If this means setting up or supporting initiatives with the vision of projects such as Port Douglas Direct, well then it should get its hands dirty.” On the 9 May, nineteen Port Douglas resort owners/managers attended a presentation on the Port Douglas Direct business model. They expressed great concern about the impact of OTAs and they were delighted to see something happening to prevent millions of dollars leaving Port Douglas and Far North Queensland on a daily basis. Mr Smith emphasised that technology will be the key to assist businesses retain funds from accommodation bookings for the benefit of locals, visitors and Australia. “This has implications for the whole of Australia. We are doing our bit by taking a lead here in Port Douglas,” said Mr Smith.

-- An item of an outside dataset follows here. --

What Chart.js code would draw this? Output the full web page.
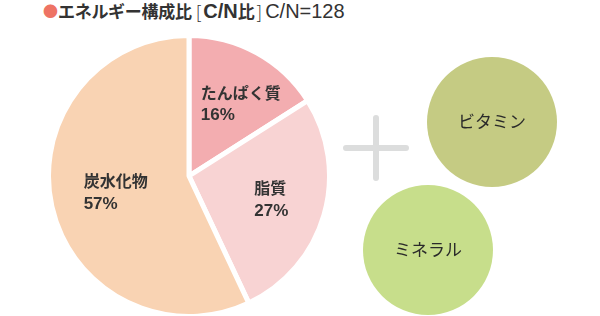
<!DOCTYPE html>
<html>
<head>
<meta charset="utf-8">
<script src="https://cdn.jsdelivr.net/npm/chart.js@4"></script>
<style>
  body { margin: 0; background: #fff; width: 600px; height: 316px; overflow: hidden; position: relative; }
  #title { position: absolute; left: 43px; top: 0px; height: 22px; line-height: 22px; font-family: "Liberation Sans", "Noto Sans CJK JP", sans-serif; font-size: 20px; color: #333; white-space: nowrap; }
  #title .dot { color: #ee7364; font-size: 15px; font-family: "Noto Sans CJK JP"; vertical-align: top; }
  #title .jp { font-family: "Noto Sans CJK JP"; font-size: 17px; font-weight: 700; letter-spacing: -0.3px; vertical-align: top; }
  #title b { font-weight: 700; }
  #title .br { font-weight: 300; font-family: "Noto Sans CJK JP"; font-size: 18px; vertical-align: top; margin: 0 2px 0 4px; }
  #title .br2 { margin: 0 3px 0 2px; }
  canvas { position: absolute; }
  #pieChart { left: 44px; top: 31px; }
</style>
</head>
<body>
<div id="title"><span class="dot">●</span><span class="jp">エネルギー構成比</span><span class="br">[</span><b>C/N<span class="jp">比</span></b><span class="br br2">]</span>C/N=128</div>
<canvas id="bubbleChart"></canvas>
<canvas id="pieChart" width="290" height="290"></canvas>
<script>
// energy composition
let pieLabels = ['たんぱく質', '脂質', '炭水化物'];
let pieValues = [16, 27, 57];
let pieColors = ['#f3adb0', '#f8d3d3', '#f9d3b3'];
let labelDist = [0.63, 0.61, 0.535];
let labelTurn = [7, 0, 0];

// other nutrients
let bubbleLabels = ['ビタミン', 'ミネラル'];
let bubbleX = [492, 428];
let bubbleY = [122, 250];
let bubbleR = [65, 65];
let bubbleColors = ['#c5cb83', '#c7de8b'];

const jpFont = '"Noto Sans CJK JP", sans-serif';
const mixFont = '"Liberation Sans", "Noto Sans CJK JP", sans-serif';

const pieText = {
    id: 'pieText',
    afterDatasetsDraw(chart) {
        let ctx = chart.ctx;
        let meta = chart.getDatasetMeta(0);
        ctx.save();
        ctx.fillStyle = '#333';
        ctx.textBaseline = 'middle';
        ctx.textAlign = 'left';
        meta.data.forEach((arc, i) => {
            let p = arc.getProps(['x', 'y', 'startAngle', 'endAngle', 'outerRadius']);
            let mid = (p.startAngle + p.endAngle) / 2 + labelTurn[i] * Math.PI / 180;
            let d = p.outerRadius * labelDist[i];
            let cx = p.x + Math.cos(mid) * d;
            let cy = p.y + Math.sin(mid) * d;
            let fonts = ['bold 16px ' + jpFont, 'bold 17px ' + mixFont];
            let lines = [pieLabels[i], pieValues[i] + '%'];
            let w = Math.max(...lines.map((t, j) => { ctx.font = fonts[j]; return ctx.measureText(t).width; }));
            lines.forEach((t, j) => {
                ctx.font = fonts[j];
                ctx.fillText(t, cx - w / 2, cy + (j - 0.5) * 23);
            });
        });
        ctx.restore();
    }
};

let ctx1 = document.getElementById('pieChart').getContext('2d');
let pieChart = new Chart(ctx1, {
    type: 'pie',
    data: {
        labels: pieLabels,
        datasets: [{
            data: pieValues,
            backgroundColor: pieColors,
            borderColor: '#fff',
            borderWidth: 5
        }]
    },
    options: {
        responsive: false,
        animation: false,
        layout: { padding: 2 },
        plugins: {
            legend: { display: false },
            tooltip: { enabled: false }
        }
    },
    plugins: [pieText]
});

const bubbleText = {
    id: 'bubbleText',
    beforeDatasetsDraw(chart) {
        // plus sign
        let ctx = chart.ctx;
        let x = chart.scales.x.getPixelForValue(376);
        let y = chart.scales.y.getPixelForValue(148);
        ctx.save();
        ctx.strokeStyle = '#dcdddd';
        ctx.lineWidth = 6;
        ctx.lineCap = 'round';
        ctx.beginPath();
        ctx.moveTo(x - 30, y); ctx.lineTo(x + 30, y);
        ctx.moveTo(x, y - 30); ctx.lineTo(x, y + 30);
        ctx.stroke();
        ctx.restore();
    },
    afterDatasetsDraw(chart) {
        let ctx = chart.ctx;
        let meta = chart.getDatasetMeta(0);
        ctx.save();
        ctx.font = '17px ' + jpFont;
        ctx.fillStyle = '#2a2a2a';
        ctx.textAlign = 'center';
        ctx.textBaseline = 'middle';
        meta.data.forEach((pt, i) => {
            ctx.fillText(bubbleLabels[i], pt.x, pt.y);
        });
        ctx.restore();
    }
};

// bubble charts keep a margin of the largest radius round the plot area,
// so the canvas is made that much bigger and shifted back
let overflow = Math.max(...bubbleR);
let bc = document.getElementById('bubbleChart');
bc.width = 600 + 2 * overflow;
bc.height = 316 + 2 * overflow;
bc.style.left = -overflow + 'px';
bc.style.top = -overflow + 'px';

let ctx2 = bc.getContext('2d');
let bubbleChart = new Chart(ctx2, {
    type: 'bubble',
    data: {
        labels: bubbleLabels,
        datasets: [{
            data: bubbleLabels.map((l, i) => ({ x: bubbleX[i], y: bubbleY[i], r: bubbleR[i] })),
            backgroundColor: bubbleColors,
            borderWidth: 0,
            clip: false
        }]
    },
    options: {
        responsive: false,
        animation: false,
        layout: { padding: 0 },
        scales: {
            x: { display: false, min: 0, max: 600 },
            y: { display: false, min: 0, max: 316, reverse: true }
        },
        plugins: {
            legend: { display: false },
            tooltip: { enabled: false }
        }
    },
    plugins: [bubbleText]
});
</script>
</body>
</html>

This very successful promotion may well see a number of supporting on and offline structures as time moves on; better websites, local collections, tourist boards upping their tech game and working together, plus more of a focus on experiences and niches pushing hard to carve out brands. All are hard to cover at a global level and with sufficient detail. Perhaps there is an Achilles heel that will dilute the OTA avalanche.